_Task material_
───

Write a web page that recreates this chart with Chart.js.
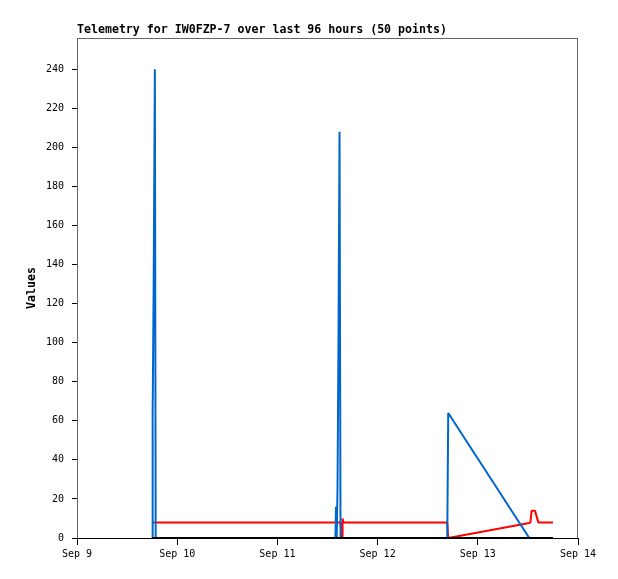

───

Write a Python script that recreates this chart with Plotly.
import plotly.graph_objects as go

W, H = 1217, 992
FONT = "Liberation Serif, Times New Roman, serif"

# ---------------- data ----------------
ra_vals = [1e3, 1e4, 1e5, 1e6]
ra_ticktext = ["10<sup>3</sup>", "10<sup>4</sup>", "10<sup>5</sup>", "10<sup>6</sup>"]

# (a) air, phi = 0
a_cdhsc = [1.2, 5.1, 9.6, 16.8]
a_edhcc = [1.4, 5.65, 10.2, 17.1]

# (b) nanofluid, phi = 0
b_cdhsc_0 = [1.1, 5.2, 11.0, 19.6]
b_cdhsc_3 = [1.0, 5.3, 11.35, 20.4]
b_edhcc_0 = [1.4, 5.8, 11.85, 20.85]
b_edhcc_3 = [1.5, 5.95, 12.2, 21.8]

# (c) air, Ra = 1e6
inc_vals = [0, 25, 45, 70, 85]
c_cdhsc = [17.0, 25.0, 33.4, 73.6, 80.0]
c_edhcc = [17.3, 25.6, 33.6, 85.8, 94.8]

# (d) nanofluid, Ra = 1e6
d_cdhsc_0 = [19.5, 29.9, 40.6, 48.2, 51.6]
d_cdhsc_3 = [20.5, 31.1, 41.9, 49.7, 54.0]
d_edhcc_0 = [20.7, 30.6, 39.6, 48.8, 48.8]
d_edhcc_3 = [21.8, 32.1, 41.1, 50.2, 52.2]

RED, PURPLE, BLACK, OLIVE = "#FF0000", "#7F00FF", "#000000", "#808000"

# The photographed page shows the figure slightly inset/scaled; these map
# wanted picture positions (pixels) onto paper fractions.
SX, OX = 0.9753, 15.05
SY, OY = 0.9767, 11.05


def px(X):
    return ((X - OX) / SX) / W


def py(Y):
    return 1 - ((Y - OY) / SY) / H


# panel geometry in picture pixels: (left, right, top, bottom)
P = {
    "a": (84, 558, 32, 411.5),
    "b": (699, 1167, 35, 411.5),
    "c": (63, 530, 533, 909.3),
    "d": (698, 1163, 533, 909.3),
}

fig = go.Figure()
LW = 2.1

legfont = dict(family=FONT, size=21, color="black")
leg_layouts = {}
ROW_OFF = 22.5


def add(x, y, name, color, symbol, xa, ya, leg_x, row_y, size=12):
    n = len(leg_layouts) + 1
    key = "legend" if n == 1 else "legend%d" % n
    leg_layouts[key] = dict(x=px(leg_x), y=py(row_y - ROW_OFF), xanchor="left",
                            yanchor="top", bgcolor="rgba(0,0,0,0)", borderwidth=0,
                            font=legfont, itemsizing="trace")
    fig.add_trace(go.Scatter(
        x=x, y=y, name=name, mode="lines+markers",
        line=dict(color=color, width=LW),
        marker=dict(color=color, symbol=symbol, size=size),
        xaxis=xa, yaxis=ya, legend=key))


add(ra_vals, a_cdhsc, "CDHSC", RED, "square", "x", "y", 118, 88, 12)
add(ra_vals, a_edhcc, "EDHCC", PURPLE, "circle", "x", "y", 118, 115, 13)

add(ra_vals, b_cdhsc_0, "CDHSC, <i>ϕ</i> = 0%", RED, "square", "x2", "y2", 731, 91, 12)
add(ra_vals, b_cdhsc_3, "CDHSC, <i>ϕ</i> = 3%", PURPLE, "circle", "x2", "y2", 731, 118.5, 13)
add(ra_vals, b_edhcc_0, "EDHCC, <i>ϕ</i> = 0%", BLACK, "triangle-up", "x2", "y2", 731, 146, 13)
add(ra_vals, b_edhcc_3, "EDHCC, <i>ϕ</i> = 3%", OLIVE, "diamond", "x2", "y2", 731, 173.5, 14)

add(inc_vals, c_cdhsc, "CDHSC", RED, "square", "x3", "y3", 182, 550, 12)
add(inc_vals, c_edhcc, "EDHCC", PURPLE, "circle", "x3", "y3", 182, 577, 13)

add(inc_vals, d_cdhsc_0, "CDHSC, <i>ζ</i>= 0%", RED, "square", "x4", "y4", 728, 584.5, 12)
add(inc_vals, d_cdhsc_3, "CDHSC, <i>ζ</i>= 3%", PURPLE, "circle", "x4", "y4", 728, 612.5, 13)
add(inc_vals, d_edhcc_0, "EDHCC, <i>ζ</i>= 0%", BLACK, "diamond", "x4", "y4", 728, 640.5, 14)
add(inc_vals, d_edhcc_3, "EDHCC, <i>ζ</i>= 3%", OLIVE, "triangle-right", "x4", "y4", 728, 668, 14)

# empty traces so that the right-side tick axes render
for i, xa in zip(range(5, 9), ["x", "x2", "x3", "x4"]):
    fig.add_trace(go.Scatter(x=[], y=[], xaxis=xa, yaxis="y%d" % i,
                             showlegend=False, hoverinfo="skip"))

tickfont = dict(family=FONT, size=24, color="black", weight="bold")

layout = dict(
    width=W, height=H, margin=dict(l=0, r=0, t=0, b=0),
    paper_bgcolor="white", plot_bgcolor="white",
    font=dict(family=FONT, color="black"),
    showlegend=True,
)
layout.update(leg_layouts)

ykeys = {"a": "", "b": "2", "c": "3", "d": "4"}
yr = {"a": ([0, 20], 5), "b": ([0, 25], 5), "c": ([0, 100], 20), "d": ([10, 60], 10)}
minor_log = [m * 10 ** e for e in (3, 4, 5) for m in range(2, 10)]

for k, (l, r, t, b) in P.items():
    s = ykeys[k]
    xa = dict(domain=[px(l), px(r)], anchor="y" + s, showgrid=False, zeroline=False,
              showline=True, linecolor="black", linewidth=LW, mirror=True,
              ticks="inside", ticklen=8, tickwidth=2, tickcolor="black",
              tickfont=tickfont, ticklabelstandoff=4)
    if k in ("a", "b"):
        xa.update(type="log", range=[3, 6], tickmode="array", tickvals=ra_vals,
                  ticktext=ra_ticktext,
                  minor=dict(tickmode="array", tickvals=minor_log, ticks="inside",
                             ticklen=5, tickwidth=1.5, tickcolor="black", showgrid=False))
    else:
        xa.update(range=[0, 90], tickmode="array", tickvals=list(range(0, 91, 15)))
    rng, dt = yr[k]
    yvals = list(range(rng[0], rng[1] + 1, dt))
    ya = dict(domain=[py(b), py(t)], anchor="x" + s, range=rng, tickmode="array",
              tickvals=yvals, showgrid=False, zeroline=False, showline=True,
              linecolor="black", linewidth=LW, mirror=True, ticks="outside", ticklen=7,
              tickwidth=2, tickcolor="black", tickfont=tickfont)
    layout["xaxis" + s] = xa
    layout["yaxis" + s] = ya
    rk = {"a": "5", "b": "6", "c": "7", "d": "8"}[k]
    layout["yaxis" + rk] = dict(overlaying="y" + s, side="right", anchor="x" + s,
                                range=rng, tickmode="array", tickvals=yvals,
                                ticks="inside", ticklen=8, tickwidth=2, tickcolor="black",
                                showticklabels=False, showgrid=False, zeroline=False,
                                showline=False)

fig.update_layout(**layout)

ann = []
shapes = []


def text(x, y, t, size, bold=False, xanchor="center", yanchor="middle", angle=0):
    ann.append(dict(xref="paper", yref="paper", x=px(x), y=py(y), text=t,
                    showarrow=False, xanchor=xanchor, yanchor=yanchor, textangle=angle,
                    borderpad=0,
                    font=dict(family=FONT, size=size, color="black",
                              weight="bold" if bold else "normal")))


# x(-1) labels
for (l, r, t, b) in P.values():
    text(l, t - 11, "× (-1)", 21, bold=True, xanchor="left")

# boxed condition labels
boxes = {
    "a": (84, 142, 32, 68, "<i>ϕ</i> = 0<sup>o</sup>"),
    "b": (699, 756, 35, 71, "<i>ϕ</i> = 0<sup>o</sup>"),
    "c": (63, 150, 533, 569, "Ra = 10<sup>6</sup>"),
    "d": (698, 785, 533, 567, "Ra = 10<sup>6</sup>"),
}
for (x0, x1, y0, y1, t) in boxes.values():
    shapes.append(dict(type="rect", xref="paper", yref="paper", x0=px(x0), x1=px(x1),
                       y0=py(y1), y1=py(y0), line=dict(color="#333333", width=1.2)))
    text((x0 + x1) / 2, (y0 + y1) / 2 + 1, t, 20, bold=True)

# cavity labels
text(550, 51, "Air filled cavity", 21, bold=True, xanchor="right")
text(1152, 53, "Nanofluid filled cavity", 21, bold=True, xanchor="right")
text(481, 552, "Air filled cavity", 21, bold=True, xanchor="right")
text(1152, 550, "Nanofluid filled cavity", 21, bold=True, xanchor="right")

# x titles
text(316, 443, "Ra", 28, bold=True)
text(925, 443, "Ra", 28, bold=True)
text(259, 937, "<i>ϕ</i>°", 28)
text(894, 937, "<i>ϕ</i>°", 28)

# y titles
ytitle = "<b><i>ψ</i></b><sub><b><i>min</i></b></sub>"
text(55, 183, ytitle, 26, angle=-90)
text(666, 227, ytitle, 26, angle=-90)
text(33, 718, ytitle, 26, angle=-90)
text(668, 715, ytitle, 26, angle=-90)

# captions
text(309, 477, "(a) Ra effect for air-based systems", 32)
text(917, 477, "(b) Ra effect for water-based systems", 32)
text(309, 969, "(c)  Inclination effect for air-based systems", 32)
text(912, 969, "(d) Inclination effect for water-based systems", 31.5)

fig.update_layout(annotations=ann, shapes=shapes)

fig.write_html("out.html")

───

_What to produce_
Starting at the line that contains "Write a Python" and ending at the line that contains "Serif, Times New", retype each line exactly; omit everything outside that range.

_Full response_
Write a Python script that recreates this chart with Plotly.
import plotly.graph_objects as go

W, H = 1217, 992
FONT = "Liberation Serif, Times New Roman, serif"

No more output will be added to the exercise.